2025.10.14 17:00

シリーズ・「宗教」を読み解く 383
ユダヤ・キリスト教の歴史に見る選民の共同体➁
一体となって誕生した共同体
ナビゲーター:石丸 志信
五旬祭の日に生まれた共同体は、いまだユダヤ教の伝統の中にとどまっていた。
エルサレムの神殿に詣でて祈ることを怠らず、「家ごとに集まってパンを裂き、喜びと真心をもって一緒に食事をし」(使徒言行録 第2章46節、新共同訳)とは、当初は、安息日の夕べの家庭礼拝を守っていたことを示しているのだろう。それが日曜日の礼拝、聖餐(せいさん)式へと変容していったのだ。
とはいえ、彼らはこの日、ユダヤ教徒がいまだかつて経験し得なかった特別な出来事に遭遇した。
大きな物音に驚き怪しみ、集まってきた人々にペトロは立って説教し、ユダヤ教の伝統と異質のものではなく、預言者ヨエルが語った「神は言われる。終わりの時に、わたしの霊をすべての人に注ぐ」(使徒言行録 第2章17節)の言葉が成就したのだと語った。
イスラエルの希望と見ていたイエスがわずか50日前に、無残にも十字架刑で殺される出来事に遭遇した弟子たちは負債感にさいなまれ、悲嘆に暮れてしまった。
3日目にもたらされた「復活」の知らを、にわかには信じられなかった。
そこに復活したイエスが現れ、彼らの無知、過ち、裏切りの全てを赦(ゆる)され、愛で抱いた。弟子たちは立ち上がり、感謝の心でその命に従うようになった。
迎えた五旬祭の日(ギリシャ語では「ペンテコステ」)。聖霊が降臨して彼らに臨み、12使徒、120門徒らに新たな生命を吹き込んだ。ユダヤ教の伝統の内から新たな次元に立つ共同体が現れた。それ故、この日が「キリスト教会」の誕生日だともいわれる。

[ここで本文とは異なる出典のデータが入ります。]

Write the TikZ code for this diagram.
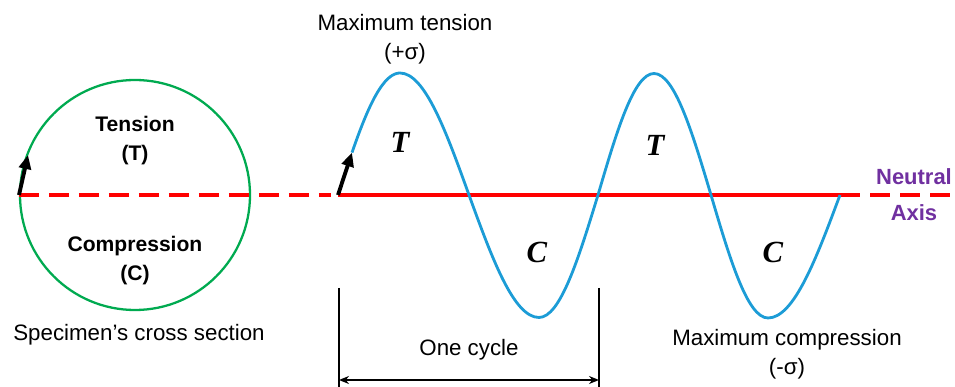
\documentclass[tikz,border=0pt]{standalone}
\usepackage{fontspec}
\setmainfont{Liberation Sans}
\newfontfamily\letterfont{Liberation Serif}
\usetikzlibrary{arrows.meta}
\definecolor{axisred}{RGB}{255,0,0}
\definecolor{wavebl}{RGB}{28,156,214}
\definecolor{ringgr}{RGB}{0,170,80}
\definecolor{axispu}{RGB}{112,48,160}
\tikzset{
  lbl/.style={align=center,font=\fontsize{12.7}{16.5}\selectfont},
  blbl/.style={lbl,font=\fontsize{12}{16.5}\selectfont\bfseries},
  zone/.style={font=\fontsize{17.5}{20}\selectfont\letterfont\bfseries\itshape},
  turn/.style={line width=2.2pt,-{Triangle[length=2.8mm,width=2.4mm]}},
  axisline/.style={axisred,line width=1.8pt}
}
\begin{document}
\begin{tikzpicture}
\useasboundingbox (0,-3.84) rectangle (19.1,3.9);
% cross section
\draw[ringgr,line width=1.3pt] (2.7,0) circle (2.3);
\draw[axisline,dash pattern=on 0.4cm off 0.2cm] (0.38,0) -- (6.62,0);
\coordinate (c0) at (0.38,0);
\coordinate (c1) at (0.56,0.8);
\draw[turn] (c0) -- (c1);
\node[blbl] (tens) at (2.7,1.09) {Tension\\(T)};
\node[blbl] (comp) at (2.7,-1.32) {Compression\\(C)};
\node[lbl] (sect) at (2.78,-2.8) {Specimen’s cross section};
% stress wave
\draw[axisline] (6.76,0) -- (16.8,0);
\draw[axisline,dash pattern=on 0.4cm off 0.2cm] (16.8,0) -- (19.1,0);
\coordinate (w0) at (6.76,0);
\coordinate (w1) at (7.04,0.85);
\draw[turn] (w0) -- (w1);
\draw[wavebl,line width=1.6pt] plot[domain=7.04:8,samples=20,smooth] (\x,{2.44*sin(90*(\x-6.76)/1.24)})
  cos (9.38,0) sin (10.78,-2.45) cos (11.96,0) sin (13.08,2.43) cos (14.22,0) sin (15.36,-2.46) cos (16.8,0);
\node[zone] (t1) at (8.0,1.06) {T};
\node[zone] (t2) at (13.1,1.0) {T};
\node[zone] (c1l) at (10.74,-1.14) {C};
\node[zone] (c2l) at (15.46,-1.14) {C};
\node[lbl] (maxt) at (8.1,3.12) {Maximum tension\\(+σ)};
\node[lbl] (maxc) at (15.74,-3.18) {Maximum compression\\(-σ)};
\node[blbl,text=axispu,font=\fontsize{12.5}{20.5}\selectfont\bfseries] (neut) at (18.28,0) {Neutral\\Axis};
% one cycle
\coordinate (p0) at (6.78,-1.86);
\coordinate (p1) at (11.98,-1.86);
\draw[line width=1.2pt] (p0) -- ++(0,-2);
\draw[line width=1.2pt] (p1) -- ++(0,-2);
\coordinate (d0) at (6.78,-3.7);
\coordinate (d1) at (11.98,-3.7);
\draw[line width=1pt,{Stealth[length=2mm,width=1.6mm]}-{Stealth[length=2mm,width=1.6mm]}] (d0) -- (d1);
\node[lbl] (cyc) at (9.38,-3.1) {One cycle};
\end{tikzpicture}
\end{document}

なぜ、このようなことが起こったのか。確かに創造主なる神の御業(みわざ)である。
イエスの十字架の死がただ失敗に終わったのではなく、全き犠牲の供え物としてささげられ、天の父母なる神が全権行使してなされた御業にほかならない。
加えて、弟子たちの悔い改めと感謝、さらに心を一つにして祈ることができた故に起こされた出来事でもあった。
そして最後の晩餐の夜に聞いたイエスの遺言に忠実に従うようことになった。
イエスの遺言はこうだった。
「父がわたしを愛されたように、わたしもあなたがたを愛してきた。わたしの愛にとどまりなさい」(ヨハネによる福音書 第15章9節、新共同訳)
「わたしがあなたがたを愛したように、互いに愛し合いなさい。これがわたしの掟である」(同12節、新共同訳)
真の父母である文鮮明(ムン・ソンミョン総裁はこう語られた。
「120人の門徒がマルコの屋上の間に集まり、イエス様が生前『聖霊を送ってあげよう』と言われたその約束を心に信じ、一つになって祈ることがなかったら、今日キリスト教は、世界的な宗教にはなれなかったことでしょう。
そのとき身を伏して祈った120人の門徒には、恐れの心がありませんでした。自分の威信や体面、そして家庭もすべて忘れ、ひたすら主の約束がある時、ある場所に現れることを信じて120人の門徒が一つとなって祈ったとき、4千年間、天地の間で遮っていた死亡の圏を打ち破って、聖霊が地上に臨むようになったのです」(『イエス様の生涯と愛』光言社 2009年、276ページ)
新しい共同体誕生の秘密がそこにあるようだ。